Diamox tablet (generic name Acetazolamide) is a medicine recommended both to prevent and reduce the symptoms of high altitude sickness. This medication can decrease headache, tiredness, nausea, dizziness, and shortness of breath. You can find this medicine in travel clinics or a GP can provide it to you.
It is important to know that if you are showing the symptoms of high altitude sickness, you should avoid climbing more until you get used to the altitude. It is more important to note that if the symptoms are getting worse even if you rest at the same altitude, you need to descend or otherwise you can get seriously ill. This situation is really serious and can result in death.
Which kind people are not suitable for travelling on the plateau and why
Although most people will enjoy Tibet Plateau without any high-altitude sickness or have a mild sickness in most cases, there are some people with pre-existing health issues who should talk with a doctor before traveling to Tibet or avoid the trip all together.
Tibet Plateau may not be suitable for people with heart and lung diseases. People with such conditions should consult a doctor who is familiar with high-altitude medicine.
High altitude sickness can trigger diabetes complications. These complications may be harder to treat if they are taking high altitude illness medicine.
Some doctors recommend that pregnant women should not sleep at altitudes above 12,000 feet. For this reason, pregnant woman would better consult a doctor if they are planning a trip to Tibet.
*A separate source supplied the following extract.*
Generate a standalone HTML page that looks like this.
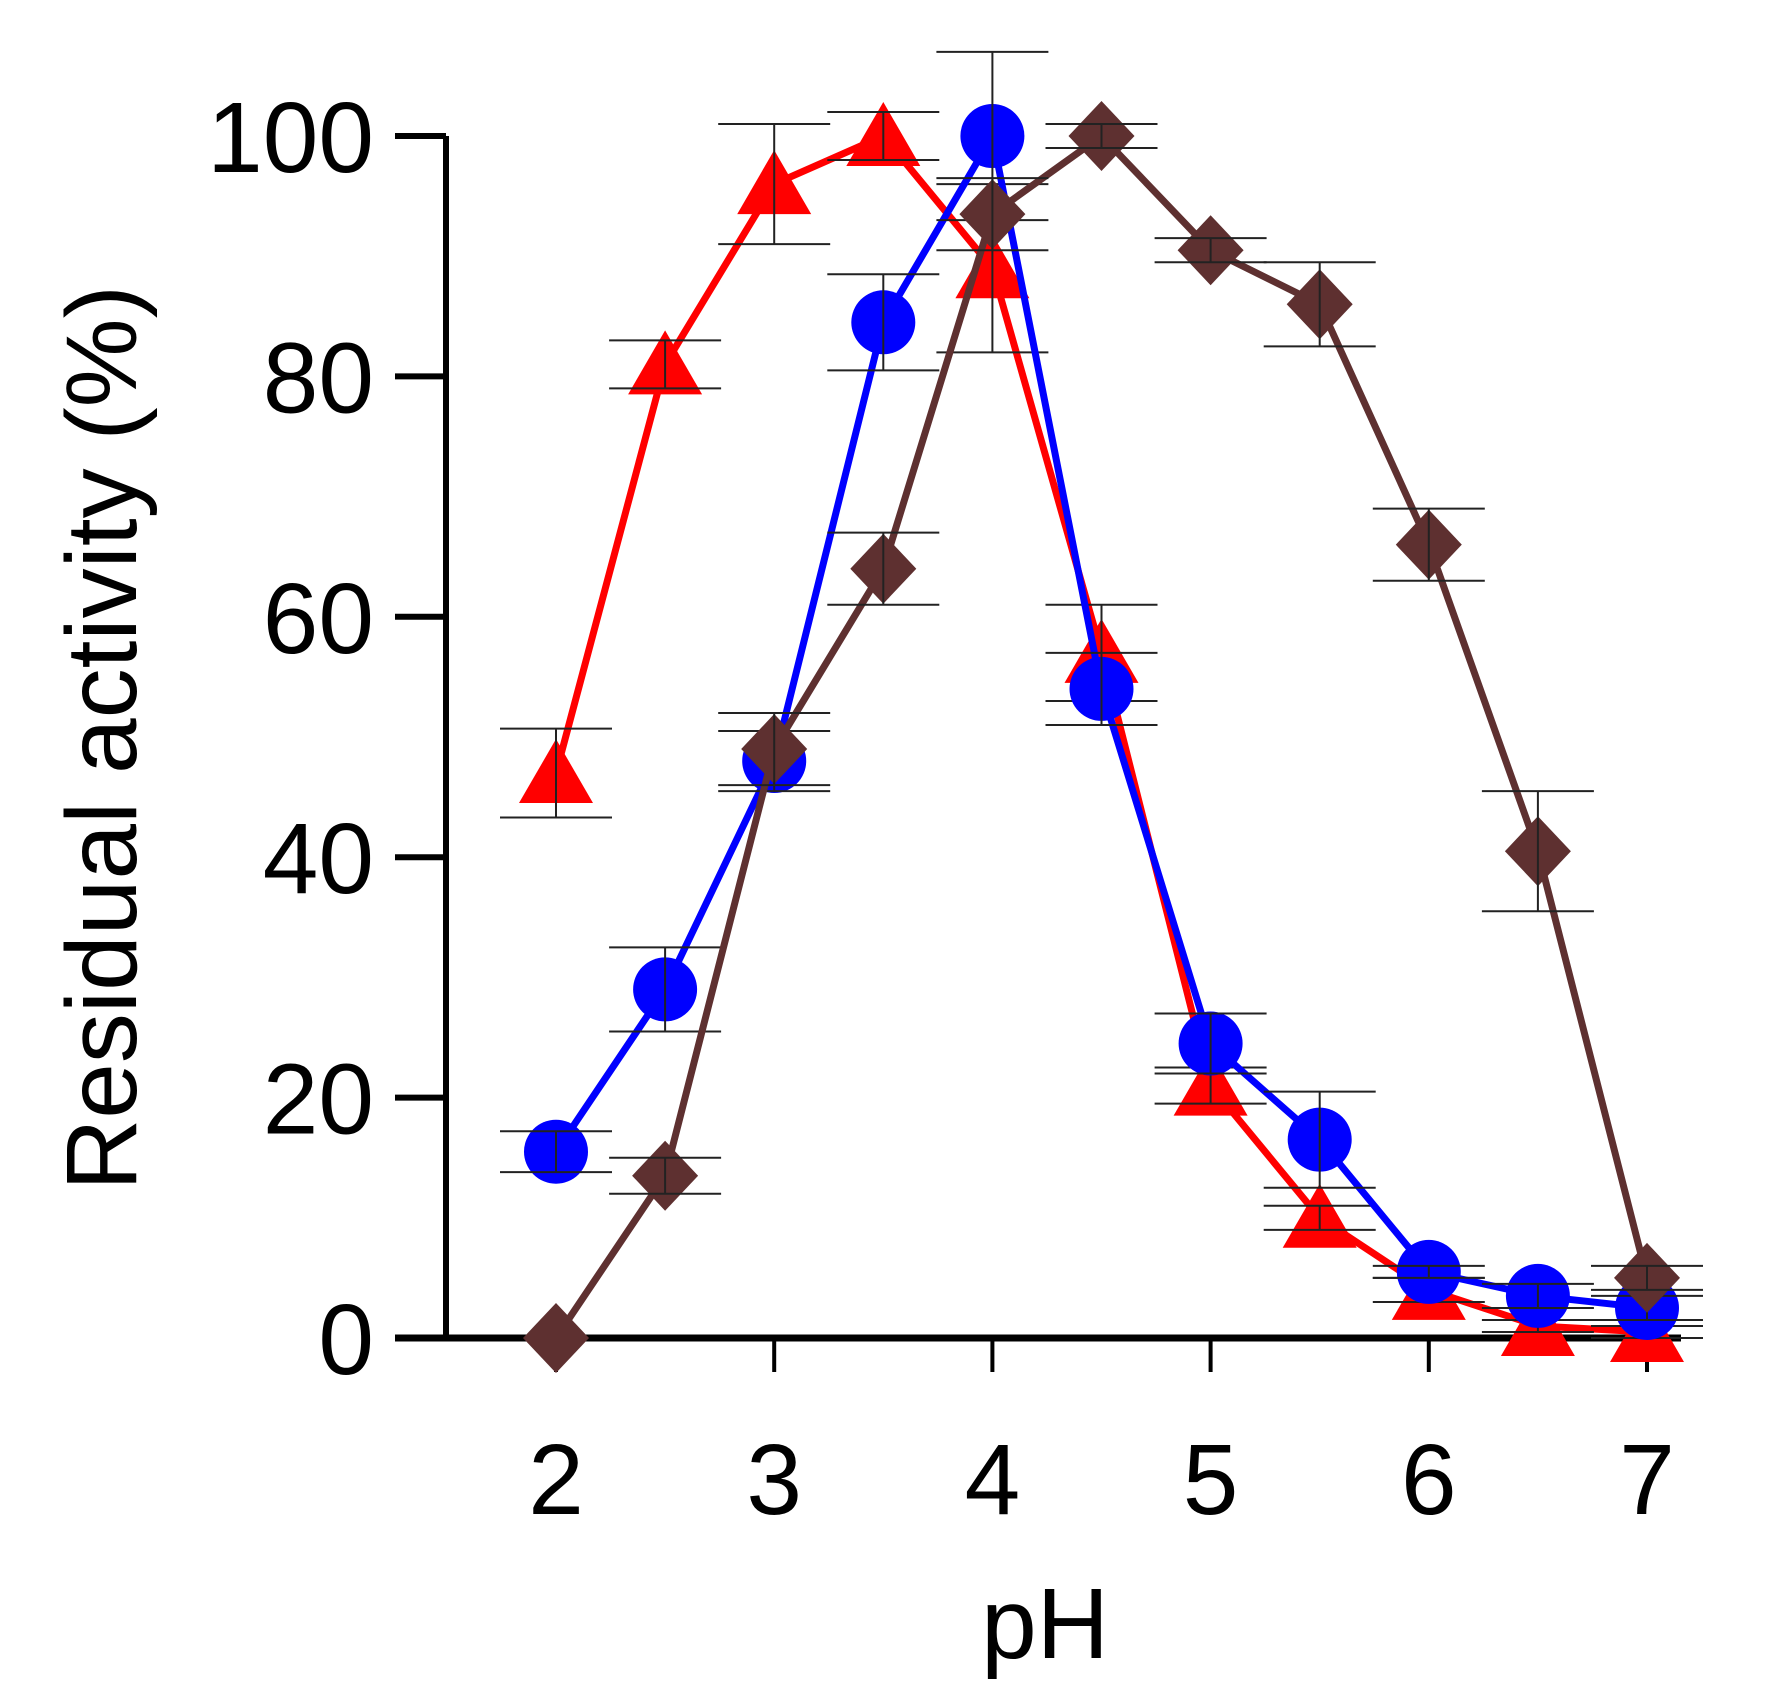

Altitude sickness is the biggest health risk to tourists in Tibet. To avoid it, you should follow the advice for proper acclimatization and familiarize yourself with high altitude sickness symptoms. The sickness can be mild or severe and there is some medicine to prevent or reduce its symptoms. If you have a pre-existing condition, especially if you have diabetes, heart or lung disease or you are pregnant, you should consult a doctor familiar with high altitude before planning Tibet tour.